Zarna Garg, born February 15 1975 in Mumbai, is an Indian-American stand-up comic, screenwriter and former lawyer whose act mines the everyday drama of immigrant motherhood.
At fourteen she fled India to escape an arranged marriage, joined a sister in Akron, Ohio, earned a finance degree at the University of Akron and a J.D. at Case Western Reserve, then spent sixteen years as a stay-at-home mother in New York City before her children dared her to try an open-mic in 2018 — a pivot that launched her comedy career overnight.

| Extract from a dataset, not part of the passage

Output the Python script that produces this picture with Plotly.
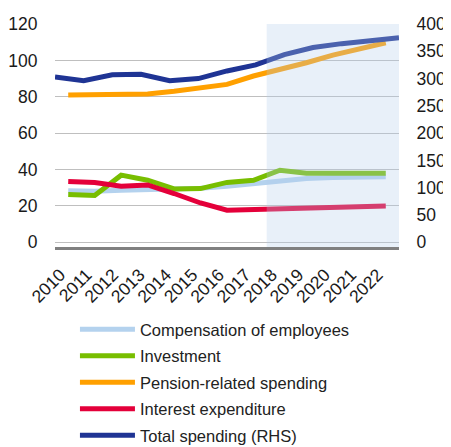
import plotly.graph_objects as go

years = list(range(2010, 2023))

compensation = [28.3, 28.1, 28.6, 29.0, 29.5, 29.7, 30.8, 32.3, 33.7, 35.0, 35.6, 35.8, 36.0]
investment = [26.2, 25.7, 36.9, 34.1, 29.3, 29.5, 32.9, 34.1, 39.6, 38.0, 37.9, 37.9, 37.9]
pension = [81.0, 81.0, 81.4, 81.5, 83.0, 84.6, 86.8, 91.4, 94.7, 98.7, 102.9, 106.2, 109.7]
interest = [33.4, 32.9, 30.8, 31.5, 26.8, 21.6, 17.6, 18.0, 18.5, 18.9, 19.3, 19.6, 20.0]
total_rhs = [303, 296, 307, 308, 296, 300, 314, 325, 344, 357, 364, 369, 375]

forecast_from = 2017.5

font = "Liberation Sans, Arial, sans-serif"

fig = go.Figure()

series = [
    ("Compensation of employees", compensation, "#B4D2EE"),
    ("Investment", investment, "#78BE00"),
    ("Pension-related spending", pension, "#FFA000"),
    ("Interest expenditure", interest, "#E4003A"),
]
for i, (name, vals, col) in enumerate(series):
    fig.add_trace(go.Scatter(
        x=years, y=vals, name=name, mode="lines",
        line=dict(color=col, width=5), legendgroup=str(i),
    ))

# total spending sits on its own x axis in the source (edge to edge)
fig.add_trace(go.Scatter(
    x=years, y=total_rhs, name="Total spending (RHS)", mode="lines",
    line=dict(color="#1F3494", width=5), xaxis="x2", yaxis="y2", legendgroup="4",
))

# forecast shading, drawn on top so the lines look faded behind it
fig.add_shape(
    type="rect", xref="x", yref="paper",
    x0=forecast_from, x1=2022.5, y0=0, y1=1,
    fillcolor="rgba(180,205,235,0.3)", line_width=0, layer="above",
)

# page body has an 8px margin, so the figure is a bit smaller than the window
fig.update_layout(
    width=443, height=439,
    margin=dict(l=47, r=52, t=16, b=200, autoexpand=False),
    paper_bgcolor="white", plot_bgcolor="white",
    font=dict(family=font, size=17, color="#1a1a1a"),
    showlegend=True,
    legend=dict(
        x=0.058, y=-0.292, xanchor="left", yanchor="top",
        font=dict(size=16.5, color="#222"), tracegroupgap=2,
        itemwidth=55,
    ),
    xaxis=dict(
        range=[2009.5, 2022.5], tickvals=years, ticktext=[str(y) for y in years],
        tickangle=-45, showgrid=False, zeroline=False,
        showline=True, linecolor="#808080", linewidth=2.5,
        tickfont=dict(size=17.5), ticks="outside", ticklen=8, tickcolor="rgba(0,0,0,0)",
        ticklabelshift=-8, automargin=False,
    ),
    xaxis2=dict(range=[2010, 2022], overlaying="x", visible=False),
    yaxis=dict(
        range=[-2.6, 120], tickvals=[0, 20, 40, 60, 80, 100, 120],
        showgrid=True, gridcolor="#BFBFBF", gridwidth=1, zeroline=False,
        ticks="outside", ticklen=13, tickcolor="rgba(0,0,0,0)",
        tickfont=dict(size=17.5), automargin=False,
    ),
    yaxis2=dict(
        range=[-8.67, 400], tickvals=[0, 50, 100, 150, 200, 250, 300, 350, 400],
        overlaying="y", side="right", showgrid=False, zeroline=False,
        ticks="outside", ticklen=13, tickcolor="rgba(0,0,0,0)",
        tickfont=dict(size=17.5), automargin=False,
    ),
)

fig.write_html("out.html")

Within a year she had written the romantic-comedy screenplay “Rearranged,” which won Best Comedy Screenplay at the 2019 Austin Film Festival and reached the Nicholl Fellowship semifinals, and by 2021 she had taken first place on Kevin Hart’s Peacock series “Lyft Comics” and the Ladies of Laughter newcomer title; Apple TV+ featured her in “Gutsy” as “one of the gutsiest women comedians in America” the following year.
Her breakout streaming hour, “Zarna Garg: One in a Billion,” premiered on Prime Video on May 16 2023, delivering rapid-fire riffs on matchmakers, entitled kids and clueless husbands from the Gramercy Theatre stage; The New York Times praised her sitcom-ready presence. Variety named her one of its “10 Comics to Watch” for 2023, and she has since popped up on “The Tonight Show,” “Late Night with Seth Meyers,” and other U.S. talkers while opening arena shows for Tina Fey and Amy Poehler; her second special, “Practical People Win,” landed on Hulu in 2025.
Garg’s creative orbit keeps expanding: she voices her home life on “The Zarna Garg Family Podcast,” released her memoir “This American Woman” on April 29 2025 (quickly a New York Times bestseller), and made her screen-acting debut as Megha Gavaskar in the queer rom-com “A Nice Indian Boy,” which premiered at SXSW and earned a New York Times Critic’s Pick this spring.